Binary refers to any system that uses two alternative states, components, conditions or conclusions. The binary, or base 2, numbering system uses combinations of just two unique numbers, i.e., zero and one, to represent all values, in contrast with the decimal system (base 10), which uses combinations of ten unique numbers, i.e., zero through nine.
Virtually all electronic computers are designed to operate internally with all information encoded in binary numbers. This is because it is relatively simple to construct electronic circuits that generate two distinct voltage levels (i.e., off and on or low and high) to represent zero and one. The reason is that transistors and capacitors, which are the fundamental components of processors (the logic units of computers) and memory, generally have only two distinct states: off and on.
The values of bits are stored in various ways, depending on the medium. For example, the value of each bit is stored as an electrical charge in a single capacitor within a RAM (random access memory) chip. It is stored as the magnetization of a microscopic area of magnetic material on a platter in a hard disk drive (HDD) or on a floppy disk. It is stored along the spiral track on an optical disk as a change from a pit to the surface or from the surface to a pit (representing a one) and as no change (representing a zero).
Computers are almost always designed to store data and execute instructions in larger and more meaningful units called bytes, although they usually also provide ways to test and manipulate single bits. Bytes are abbreviated with an upper case B, and bits are abbreviated with a lower case b. The number of bits in a byte varied according to the manufacturer and model of computer in the early days of computing, but today virtually all computers use bytes that consist of eight bits.

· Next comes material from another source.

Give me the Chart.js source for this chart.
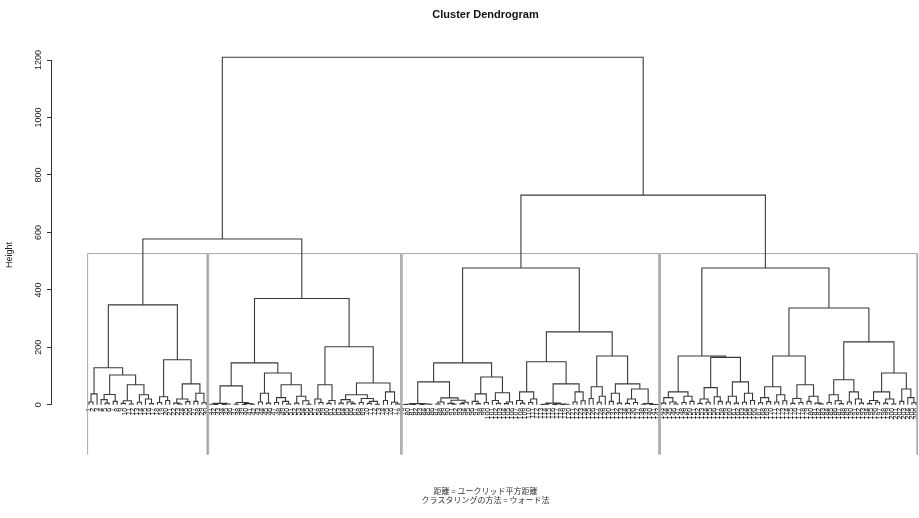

Whereas a bit can have only one of two values, an eight-bit byte can have any of 256 possible values, because there are 256 possible permutations (i.e., combinations of zero and one) for eight consecutive bits (i.e., 28). Thus, an eight-bit byte can represent any unsigned integer from zero through 255 or any signed integer from -128 to 127. It can also represent any character (i.e., letter, number, punctuation mark or symbol) in a seven-bit or eight-bit character encoding system (such as ASCII, the default character encoding used on most computers).
The number of bits is often used to classify generations of computers and their components, particularly CPUs (central processing units) and busses and to provide an indication of their capabilities. However, such terminology can be confusing or misleading when used in an imprecise manner, which it frequently is.
For example, classifying a computer as a 32-bit machine might mean that its data registers are 32 bits wide, that it uses 32 bits to identify each address in memory or that its address buses or data buses of that size. A register is a very small amount of very fast memory that is built into the CPU in order to speed up its operations by providing quick access to commonly used values. Whereas using more bits for registers makes computers faster, using more bits for addresses enables them to support larger programs.
A bus is a set of wires that connects components within a computer, such as the CPU and the memory. A 32-bit bus transmits 32 bits in parallel (i.e., simultaneously rather than sequentially).
Although CPUs that treat data in 32-bit chunks (i.e., processors with 32-bit registers and 32-bit memory addresses) still constitute the personal computer mainstream, 64-bit processors are common in high-performance servers and are now being used in an increasing number of personal computers as well.
The rate of data transfer in computer networks and telecommunications systems is referred to as the bit rate or bandwidth, and it is usually measured in terms of some multiple of bits per second, abbreviated bps, such as kilobits, megabits or gigabits (i.e., billions of bits) per second.
A bitmap is a method of storing graphics (i.e., images) in which each pixel (i.e., dot that is used to form an image on a display screen) is stored as one or several bits. Graphics are also often described in terms of bit depth, which is the number of bits used to represent each pixel. A single-bit pixel is monochrome (i.e., either black or white), a two-bit pixel can represent any of four colors (or black and white and two shades of gray), an eight bit pixel can represent 256 colors and 24-bit and 32-bit pixels support highly realistic color which is referred to as true color.
The word bit was invented in the latter half of the 1940s by John W. Tukey (1915-2000), an eminent statistician, while working at Bell Labs (the research arm of AT&T, the former U.S. telecommunications monopoly). He coined it as a contraction of the term binary digit and as a handier alternative to bigit or binit. Tukey also coined the word software.
The term bit was first used in an influential publication by Claude E. Shannon (1916-2001), also while at Bell Labs, in his seminal 1948 paper A Mathematical Theory of Communication. Shannon, widely regarded as the father of information theory, developed a theory that for the first time treated communication as a rigorously stated mathematical problem and provided communications engineers with a technique for determining the capacities of communications channels in terms of of bits.
Although the bit has been the smallest unit of storage used in computing so far, much research is being conducted on qubits, the basic unit of information in quantum computing (which is based on phenomena that occur at the atomic and subatomic levels). Qubits hold an exponentially greater amount of information than conventional bits.
Created March 4, 2005. Updated April 5, 2006.